Designers need negative space

All creative non-process workers need mental padding to think and innovate. It's up to you to design your work environment.

by Nathanael Boehm on 2 July, 2010

I ranted the other night about the failed time:productivity ratio and how employers fail to identify and recognise the value that creative employees bring to the organisation beyond a very basic time=productivity=value equation that doesn’t at all apply to designers.

I used “designers” in the very broad sense. Not visual or graphic designers (who can sometimes be no more than process workers who churn out template-based brands), not user experience designers but anyone who applies creative design thinking to their work. That can go for policy writers, strategists, software developers … and even the mail sorter I used as an example in my blog post can be a designer if they take the initiative to improve processes.

Designers need negative space around them in order to design effectively. The traditional “Produce 50 widgets per day” doesn’t quite translate to “Produce 50 innovative ideas per day”. But that’s the model employers continue to try and cram designers in to.

Nat Torkington mentioned a few of the ways some companies are starting to recognise the need for employee “own time” in his blog post Clue is a renewable resource.

But ultimately the responsibility lies with the designer — you — to design your working environment. When I say “negative space” I’m not referring really to physical space but mental space.

There’ll be a default expectation on you to churn out deliverables like a mail sorter and be at your desk from 9-5 like a security guard. You have to alter that expectation, educate your colleagues and management that that’s not how creative processes work.

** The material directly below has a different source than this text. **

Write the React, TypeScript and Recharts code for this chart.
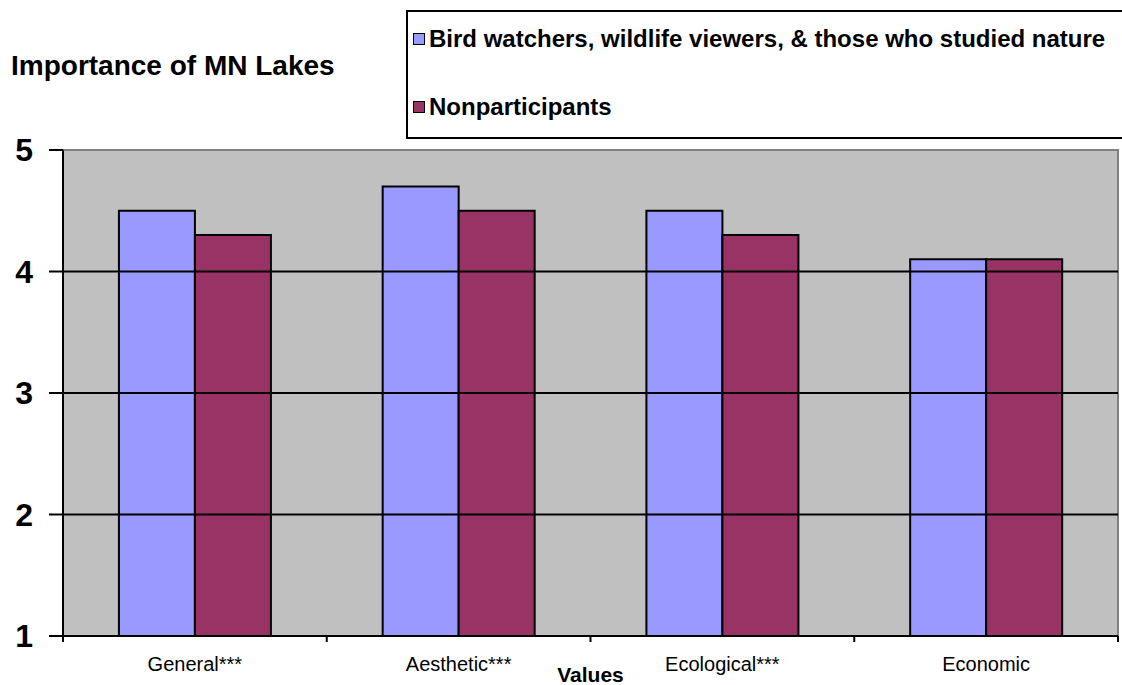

Take charge of how you operate and approach design problems.

Minimise distractions and interruptions by keeping your email client closed until the afternoon each day; make sure you tell your boss that’s what you’re doing otherwise they’ll be tapping on your shoulder mid-morning asking if you’ve read their email yet. Don’t invite people to phone you; redirect your phone to voicemail if you can during your daily allocated thinking time.

Feel free to step outside the box or rather cubicle farm. What’s the worst that can happen if you decide to work out of a meeting room, down at the cafe or even off-site for a couple of hours a day? It’s in everyone’s best interest – just make sure you explain that to your boss.

Don’t feel pressured to work through your lunch break. Remember, inspiration and brilliant ideas can develop in milliseconds … but you can waste entire days banging your head against a problem. Step back, give yourself some room. Take your lunch breaks, get some fresh air, read a book. Don’t give in to peer pressure just because everyone else around you thinks it’s necessary to give 150% in time. As a designer you can give 150% too but not neccessarily through effort and investment of time.

I can honestly and humbly say that I’ve come up with ideas in the shower in the morning that I believe are equivalent in value to months of work. It’s not because I’m smart but because that’s simply what designers offer organisations and their clients. Ideas, not time.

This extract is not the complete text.